* Task details: Identify the lines that contain the word "this", then copy them.

* Given entries:
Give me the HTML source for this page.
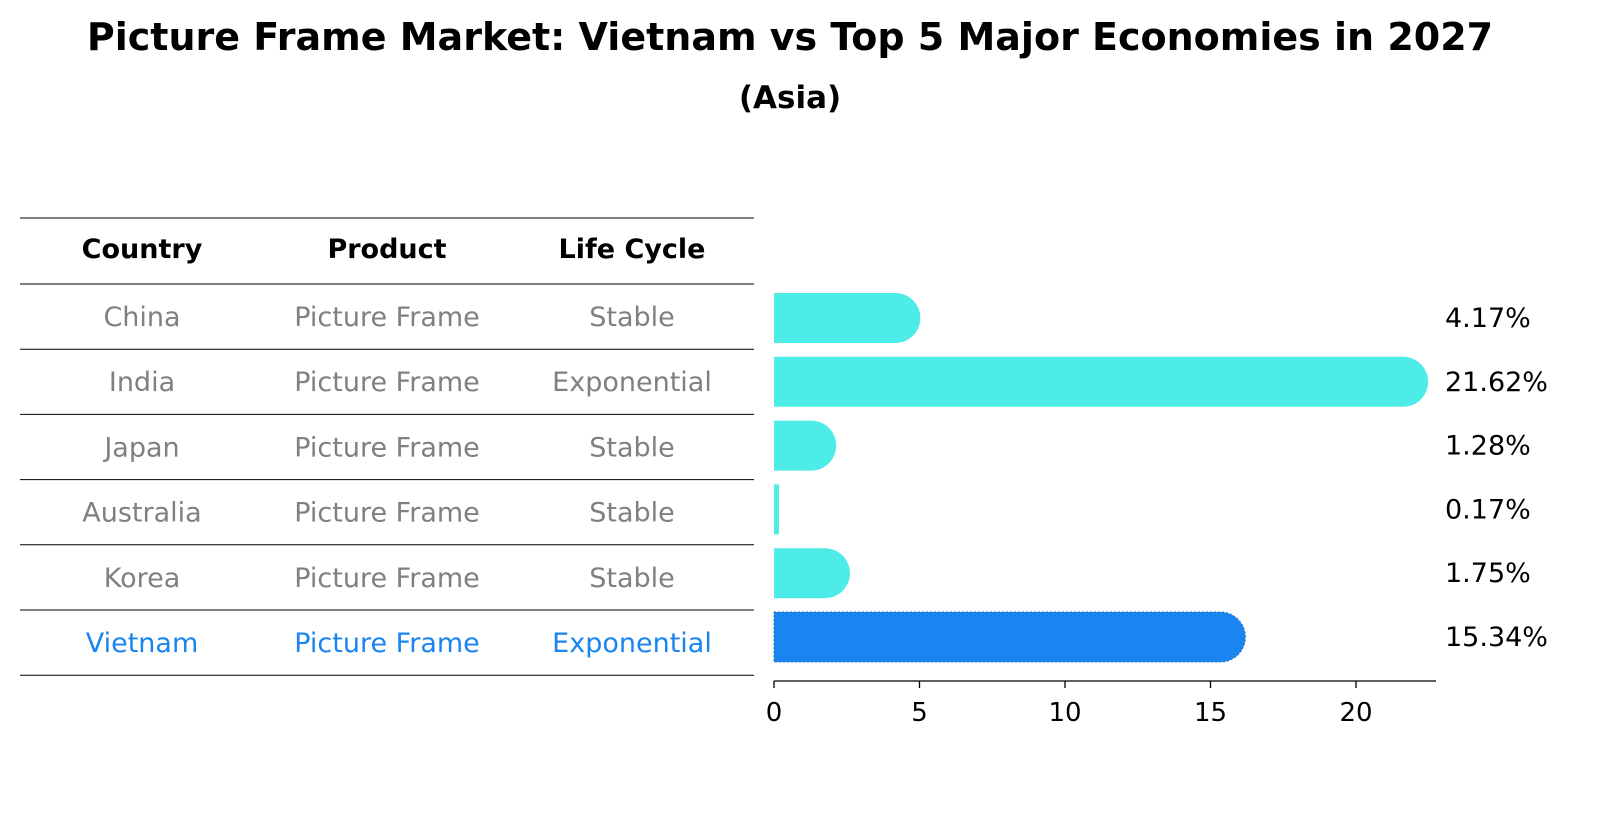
<!DOCTYPE html>
<html><head><meta charset="utf-8"><style>
body{margin:0;background:#fff;width:1604px;height:823px;overflow:hidden;font-family:"Liberation Sans","DejaVu Sans",sans-serif;}
</style></head><body>
<svg width="1604" height="823" xmlns="http://www.w3.org/2000/svg">
<text x="790" y="50" text-anchor="middle" font-size="38" font-weight="bold" font-family="DejaVu Sans, Liberation Sans, sans-serif">Picture Frame Market: Vietnam vs Top 5 Major Economies in 2027</text>
<text x="790" y="108" text-anchor="middle" font-size="31" font-weight="bold" font-family="DejaVu Sans, Liberation Sans, sans-serif">(Asia)</text>
<g id="table"></g>
<g id="bars"></g>
</svg>
<script>
const countries=["China","India","Japan","Australia","Korea","Vietnam"];
const products=["Picture Frame","Picture Frame","Picture Frame","Picture Frame","Picture Frame","Picture Frame"];
const lifeCycles=["Stable","Exponential","Stable","Stable","Stable","Exponential"];
const values=[4.17,21.62,1.28,0.17,1.75,15.34];
const valueLabels=["4.17%","21.62%","1.28%","0.17%","1.75%","15.34%"];
const xTicks=[0,5,10,15,20];
const NS="http://www.w3.org/2000/svg";
function mk(tag,attrs,parent){const e=document.createElementNS(NS,tag);for(const k in attrs)e.setAttribute(k,attrs[k]);parent.appendChild(e);return e;}
const x=v=>774+v*29.1;
const rowTop=r=>284+r*65.2;
const rowMid=r=>rowTop(r)+33;
const FONT="DejaVu Sans, Liberation Sans, sans-serif";
const tbl=document.getElementById('table');
const lines=[218,284];for(let i=1;i<=6;i++)lines.push(rowTop(i));
lines.forEach((y,i)=>{const l=mk('line',{x1:20,x2:754,y1:y,y2:y,stroke:'#000','stroke-width':1},tbl);

});
const colX=[142,387,632];
["Country","Product","Life Cycle"].forEach((h,i)=>{const t=mk('text',{x:colX[i],y:258,'text-anchor':'middle','font-size':27,'font-weight':'bold','font-family':FONT},tbl);t.textContent=h;

});
countries.forEach((c,r)=>{const col=r===5?'#1a85f0':'#808080';
[c,products[r],lifeCycles[r]].forEach((v,i)=>{const t=mk('text',{x:colX[i],y:rowMid(r)+9,'text-anchor':'middle','font-size':27,fill:col,'font-family':FONT},tbl);t.textContent=v;

});});
const g=document.getElementById('bars');
const H=50;
values.forEach((v,r)=>{const cy=318+r*63.8;const y0=cy-H/2;const col=r===5?'#1a85f0':'#4eece8';
const cap=v>=1?H/2:0;
let d=`M${x(0)},${y0} H${x(v)} `+(cap?`A${cap},${cap} 0 0 1 ${x(v)},${y0+H} `:`V${y0+H} `)+`H${x(0)} Z`;
const p=mk('path',{d:d,fill:col},g);
if(r===5){p.setAttribute('stroke','#2a6fc0');p.setAttribute('stroke-dasharray','2,2');p.setAttribute('stroke-width','1');}


const t=mk('text',{x:1445,y:cy+9,'font-size':27,'font-family':FONT},g);t.textContent=valueLabels[r];

});
const ax=mk('line',{x1:774,x2:1436,y1:681,y2:681,stroke:'#000','stroke-width':1.3},g);


xTicks.forEach(v=>{const l=mk('line',{x1:x(v),x2:x(v),y1:681,y2:688,stroke:'#000','stroke-width':1.3},g);


const t=mk('text',{x:x(v),y:721,'text-anchor':'middle','font-size':26,'font-family':FONT},g);t.textContent=v;

});
</script>
</body></html>
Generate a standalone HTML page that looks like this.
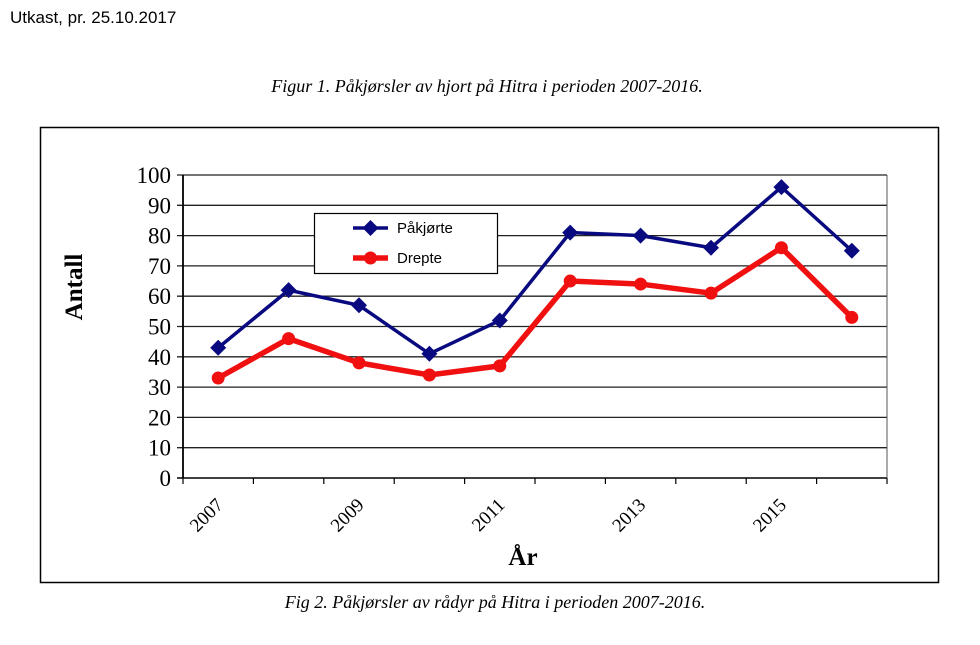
<!DOCTYPE html>
<html><head><meta charset="utf-8"><style>
body{margin:0;background:#fff;width:980px;height:640px;overflow:hidden}
</style></head><body>
<svg width="980" height="640" xmlns="http://www.w3.org/2000/svg">
<text x="10" y="23" font-family="Liberation Sans, sans-serif" font-size="17" fill="#000">Utkast, pr. 25.10.2017</text>
<text x="487" y="92" text-anchor="middle" font-family="Liberation Serif, serif" font-style="italic" font-size="18">Figur 1. Påkjørsler av hjort på Hitra i perioden 2007-2016.</text>
<rect x="40.5" y="127.5" width="898" height="455" fill="none" stroke="#000" stroke-width="1.5"/>
<g id="grid"></g>
<g id="axes"></g>
<g id="series"></g>
<text transform="translate(82,287) rotate(-90)" text-anchor="middle" font-family="Liberation Serif, serif" font-weight="bold" font-size="25">Antall</text>
<text x="523" y="565" text-anchor="middle" font-family="Liberation Serif, serif" font-weight="bold" font-size="25">År</text>
<g>
<rect x="314.5" y="213.5" width="183" height="60" fill="#fff" stroke="#000" stroke-width="1.2"/>
<g>
<line x1="353" y1="228" x2="388" y2="228" stroke="#0a0a80" stroke-width="3.5"/>
<path d="M370.5 220 L378.5 228 L370.5 236 L362.5 228Z" fill="#0a0a80"/>
<text x="397" y="233" font-family="Liberation Sans, sans-serif" font-size="15">Påkjørte</text></g>
<g>
<line x1="353" y1="258" x2="388" y2="258" stroke="#f01010" stroke-width="5.5"/>
<circle cx="370.5" cy="258" r="6.5" fill="#f01010"/>
<text x="397" y="263" font-family="Liberation Sans, sans-serif" font-size="15">Drepte</text></g>
</g>
<text x="495" y="608" text-anchor="middle" font-family="Liberation Serif, serif" font-style="italic" font-size="18">Fig 2. Påkjørsler av rådyr på Hitra i perioden 2007-2016.</text>
</svg>
<script>
const years=[2007,2008,2009,2010,2011,2012,2013,2014,2015,2016];
const yearLabels=["2007","","2009","","2011","","2013","","2015",""];
const pakjorte=[43,62,57,41,52,81,80,76,96,75];
const drepte=[33,46,38,34,37,65,64,61,76,53];
const yTicks=[0,10,20,30,40,50,60,70,80,90,100];
const NS="http://www.w3.org/2000/svg";
const L=183,R=887,T=175,B=478;
const bw=(R-L)/years.length;
const xs=i=>L+bw*(i+0.5);
const ys=v=>B-(v/100)*(B-T);
function mk(t,a,p){const e=document.createElementNS(NS,t);for(const k in a)e.setAttribute(k,a[k]);p.appendChild(e);return e;}
const grid=document.getElementById('grid'),axes=document.getElementById('axes'),ser=document.getElementById('series');
yTicks.forEach(v=>{
 const g=mk('line',{x1:L-6,x2:R,y1:ys(v),y2:ys(v),stroke:v===0?'#000':'#222','stroke-width':v===0?1.5:1.3},grid);
 
 
 const t=mk('text',{x:L-12,y:ys(v)+8,'text-anchor':'end','font-family':'Liberation Serif, serif','font-size':23},axes);
 t.textContent=v;
 
 
});
mk('line',{x1:L,x2:L,y1:T,y2:B,stroke:'#000','stroke-width':1.8},axes);
mk('line',{x1:R,x2:R,y1:T,y2:B,stroke:'#555','stroke-width':1},axes);
for(let i=0;i<=years.length;i++){mk('line',{x1:L+bw*i,x2:L+bw*i,y1:B,y2:B+6,stroke:'#000','stroke-width':1.2},axes);}
years.forEach((y,i)=>{
 if(!yearLabels[i])return;
 const x=xs(i)+6,yy=B+28;
 const t=mk('text',{x:x,y:yy,'text-anchor':'end','font-family':'Liberation Serif, serif','font-size':19,transform:`rotate(-45 ${x} ${yy})`},axes);
 t.textContent=yearLabels[i];
 
 
});
const p1=mk('polyline',{points:pakjorte.map((v,i)=>xs(i)+','+ys(v)).join(' '),fill:'none',stroke:'#0a0a80','stroke-width':3.5},ser);


const p2=mk('polyline',{points:drepte.map((v,i)=>xs(i)+','+ys(v)).join(' '),fill:'none',stroke:'#f01010','stroke-width':5.5},ser);


pakjorte.forEach((v,i)=>{const x=xs(i),y=ys(v);
 const m=mk('path',{d:`M${x} ${y-8}L${x+8} ${y}L${x} ${y+8}L${x-8} ${y}Z`,fill:'#0a0a80'},ser);
 
 });
drepte.forEach((v,i)=>{
 const m=mk('circle',{cx:xs(i),cy:ys(v),r:6.5,fill:'#f01010'},ser);
 
 });
</script>
</body></html>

* Response:
Give me the HTML source for this page.
Generate a standalone HTML page that looks like this.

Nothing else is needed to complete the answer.